Mais c'est vraiment dans les pistes longues que Royal Thunder s'exprime le plus, toujours magnifiquement, adroitement bien. « Sleeping Witch », « Snake and Shift », « Blue », « South of Somewhere » mais surtout l'incroyable « Drown » (dans laquelle on se noie avec un plaisir non dissimulé). Tant de morceaux au niveau qui laisse vraiment perplexe. Il s'agit d'un premier album, et, pourtant, quel premier album. Une question se pose ainsi : est-ce que CVI pourra survivre les générations, et s'imposer au rang d’œuvre culte ? Si le quatuor ne possède pas la renommée encore suffisante et la vague de succès et popularité qui va avec (tout en espérant que, si celle-ci arrive, le groupe américain conservera son authenticité si touchante), qualitativement parlant, la réponse à cette question est positive. Sens de la mélodie affiné, chant superbe, compositions en béton armé, et surtout le petit truc qui fait la différence, tirant l'épingle du jeu. Tout y est. Alors qu'espérer à l'avenir, si ce n'est qu'une confirmation avec un second brûlot encore meilleur que celui-ci …
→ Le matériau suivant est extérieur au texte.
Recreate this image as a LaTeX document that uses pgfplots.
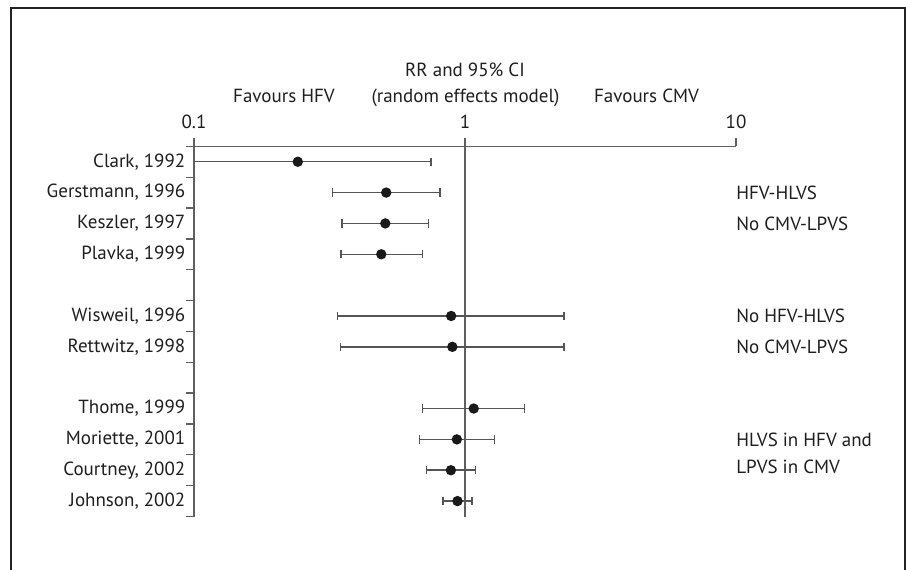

Cet objectif sera extrêmement difficile à atteindre, pour la simple et bonne raison qu'en un seul opus, Royal Thunder avec son CVI place la barre haute, vraiment très très haute. Cet album ne doit certainement pas être laissé pour compte. Les écoutes répétées et attentives dévoilent encore et toujours des secrets qui ne demandent qu'à être révélés, à l'image du dernier morceau « Water Vision » laissant froid au départ mais montrant toute son attractivité. Un titre, si l'on peut le dire, qui est un peu comme ce brûlot : il s'apprivoise. Lentement mais sûrement, chaque écoute dévoile de nouvelles choses. Et même au bout d'une vingtaine de fois, il reste une durée de vie plus que longue, peut-être même intemporelle. La marque des plus grands. Et ça, le roi ne l'avait pas vu venir. Le déchu connaît ainsi son successeur, et qui aurait cru qu'il s'agirait d'une reine ? Mlny Parsonz et sa fière bande n'ont pas terminé de vous intriguer. Le pire, c'est que ce n'est que le début ...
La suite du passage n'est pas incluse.